In un futuro pre-apocalittico una giovane ragazza appartenente alla working-class statunitense assiste impotente alla degenerazione degli istinti di fratellanza della specie umana.

Fotografia di Hafidh Satyanto

David T. Little, americano, classe 1978, è una voce singolare fra le nuove generazioni di compositori. Il suo stile è allo stesso tempo anticonvenzionale e in linea con il profilico filone musicale del minimalismo d’oltreoceano. Ma la sua musica non si limita a sviluppare ulteriormente maniere di scrittura che hanno trovato in artisti come Philip Glass, Steve Reich e compagni la prima sfolgorante perorazione. Little trasferisce sulla partitura, con un felice sincretismo, diverse anime della musica americana. Oltre al minimalismo si trovano importanti influenze: rock, punk, funky, R&B, rap. Comune denominatore fra questi linguaggi è l’uso di un materiale armonico consonante; la ricerca deliberata di centri tonali; l’interesse per pattern e figure ritmiche definite.

Little si fa notare all’inizio del millennio soprattutto grazie a un lavoro per il teatro musicale, l’opera Dog Days (rappresentata per la prima volta nel 2012), su libretto di Royce Vavreck e ispirato a un racconto di Judy Budnitz. La trama dell’opera mette in scena la vicenda di una famiglia di lavoratori americani narrata attraverso il punto di vista di una ragazza tredicenne, Lisa. All’indomani di una guerra nucleare che ha stravolto il mondo, i protagonisti delle vicende si trovano a fronteggiare una realtà storica barbara e crudele, dove poco a poco le qualità umane delle persone vengono meno per lasciare spazio agli istinti più turpi e viscerali. Ben presto si scatenerà una lotta per la sopravvivenza dove il confine fra umano e animalesco si farà sempre più sottile fino a spezzarsi.

L’approccio alla forma dell’opera di Little è libero da schemi e innovativo. L’organico scelto non ha nulla a che fare con la magniloquente orchestra sinfonica che fa da sfondo alla maggior parte delle opere otto-novecentesche. Il compositore sceglie un piccolo ensemble, capace di risultare allo stesso tempo timbricamente scuro e cupo ma anche chiaro e scintillante.

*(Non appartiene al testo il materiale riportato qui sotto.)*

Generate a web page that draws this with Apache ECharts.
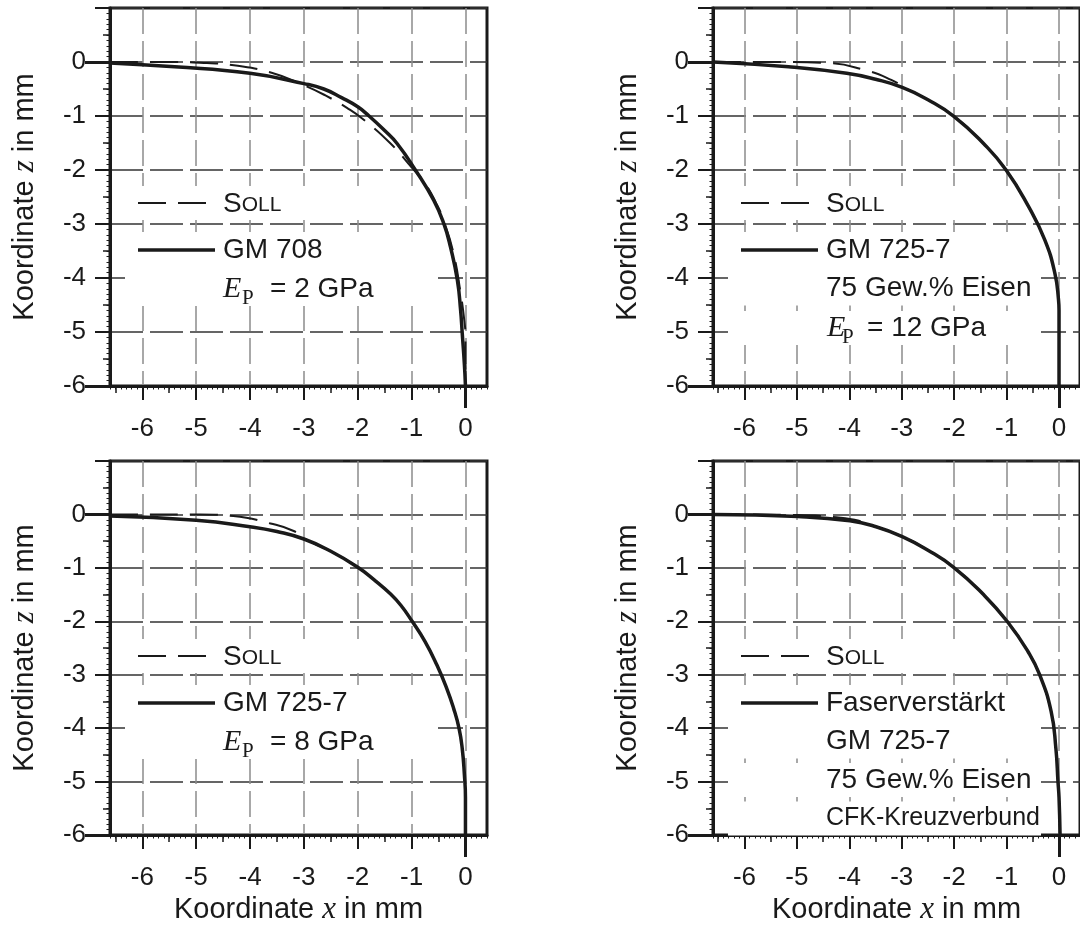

Oltre ai cantanti la partitura prevede due percussionisti (impegnati perlopiù sulle tastiere: marimba, glocknespiel, vibrafono, xylofono), un inusuale quartetto d’archi (violino, viola, violoncello, contrabbasso) che suona amplificato, pianoforte, chitarra elettrica e clarinetto (che in alcuni punti passa al clarinetto basso). L’opera si distingue dunque per i le tinte fosche e taglienti dove l’arricchimento elettronico del suono gioca un ruolo fondamentale nell’esprimere la furia rabbiosa che si scatena sul palcoscenico. Anche l’uso delle voci si allontana dai manierismi del recitar cantando. Le linee melodiche sono chiare e precise.

La narrazione scava nella psicologia dei protagonisti, la musica, dal carattere rabbioso ed irrequieto, esibisce plasticamente le pulsioni istintuali che attanagliano i personaggi. Sotto il fraseggio musicale delle voci apparentemente cristallino l’ensemble ribolle con figurazioni veloci, continue permutazioni ritmiche che, quasi frustrate, si arrestano proprio sull’orlo dell’esplosione. La musica esteriorizza attraverso il suono il dissidio interiore fra apparenza ed essenza che segna la lotta per la sopravvivenza dell’essere umano nel suo stato più animalesco. Dietro all’apparente bontà dei gesti individuali si cela un groviglio inestricabile di pulsioni e istinti di auto-conservazione.

Il libretto dell’opera si interroga dunque sul confine fra ciò che è umano e ciò che non lo è. In situazioni al limite della sopravvivenza il predominio delle componenti razionali sembra compromesso da una cieca obbedienza alle dure leggi della sopravvivenza. Il cane (dog) del titolo, che alla fine dell’opera si materializzerà sulla scena, simboleggia proprio questo: la natura umana da scopo diventa strumento nell’affermazione della folle supremazia dell’istinto vitale.